Why our future depends on ending Farmageddon
Published 29/01/2024
Ten years on from the publication of the award-winning and highly successful book, 'Farmageddon: the true cost of cheap meat' author Philip Lymbery, Global CEO of Compassion in World Farming and the charity’s Patron, Dame Joanna Lumley, the actress who championed the issues raised in the book, meet for a live online event. They will discuss whether Farmageddon’s wake-up call on the dangers of industrial animal agriculture was heeded.
Is our health still under threat? Is wildlife still being systemically destroyed by factory farming? Are cereals that could feed billions still being used to feed caged, crammed and confined animals? Are US-style megafarms still spreading around the world?
What, do the facts tell us and what, if anything has changed?
These are just some of the pressing questions Philip Lymbery and Dame Joanna Lumley will discuss in front of a live global audience on Wednesday 31st January at 7pm.
It’s 10 years since the jaw-dropping book Farmageddon was first published. It was a compendium of incredibly shocking statistics. From the UK, Europe and the USA, to China, Argentina, Peru and Mexico, it proved to be both a wake-up call to change our current food production and eating practices, and an attempt to find a way to a better farming future.

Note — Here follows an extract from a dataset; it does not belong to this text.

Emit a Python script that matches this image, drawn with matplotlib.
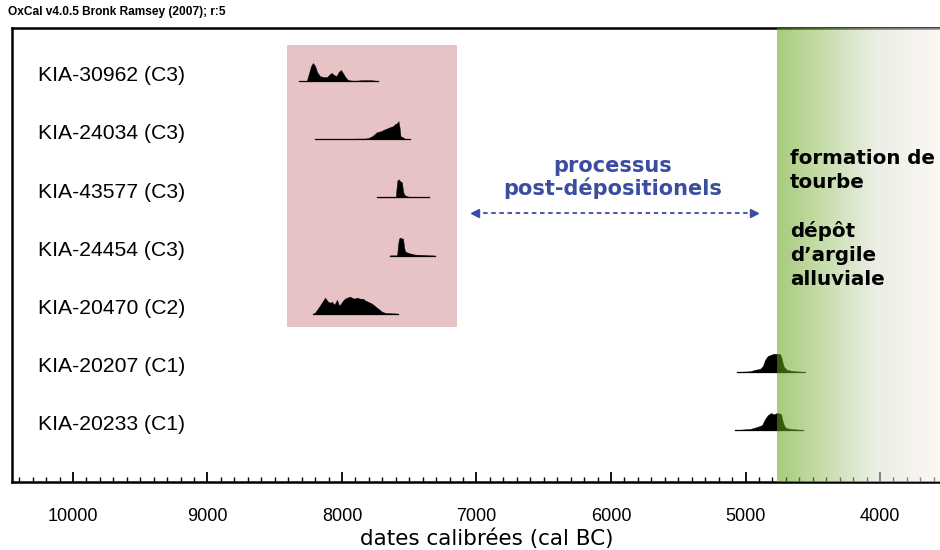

Eye-opening in its revelations about how human food production and the global agribusiness has developed over the last century, it was the first book to show a mainstream audience that factory farming is not only the biggest cause of animal cruelty on the planet, but also the cause of harmful impacts on the environment, people and wildlife/nature.
In writing the book, Lymbery was quoted as saying: "I’m trying to push through the marketing gloss of 'cheap' meat. The long tentacles of the global food system are wrapped around the food on our plate. This book sheds light on what they don’t want you to know and asks, could there be a better way?"
In its first week the book was the most reviewed book in the country? Reviewers and journalists were in accord, "This catalogue of devastation will convince anyone who doubts that industrial farming is causing ecological meltdown – fixing the food systems has to be a priority" Tristram Stuart, The Guardian Book of the Week. Farmageddon became the Times Writers' Books of the Year in 2014 and cited by the Mail on Sunday as a compelling 'game changer'.
10 years on, the facts make sobering reading:
- Over 92 billion animals globally are now used for food (70 billion in 2014)
- There is a massive rise in chickens for meat – 73.5 billion (55 billion in 2014)
- China now has a 26 storey pig farm, with a capacity to slaughter 1.2 million pigs a year
- A 2023 report shows that approximately 18 billion animal lives were embodied in losses and waste of global meat production and consumption in 2019
And that’s not all, in terms of human hunger and obesity, in 2014, it was reported 2.1 billion people were overweight and 800 million malnourished - the UN Secretary General used the same figures last year, nothing has changed. Yet 41% of all the edible crop harvest, enough calories to sustain 4 billion people, is used for animal feed.
Our wildlife is suffering too, in 2022 the UK farmland bird index was 60% below its 1970 value…the grim list of facts continues.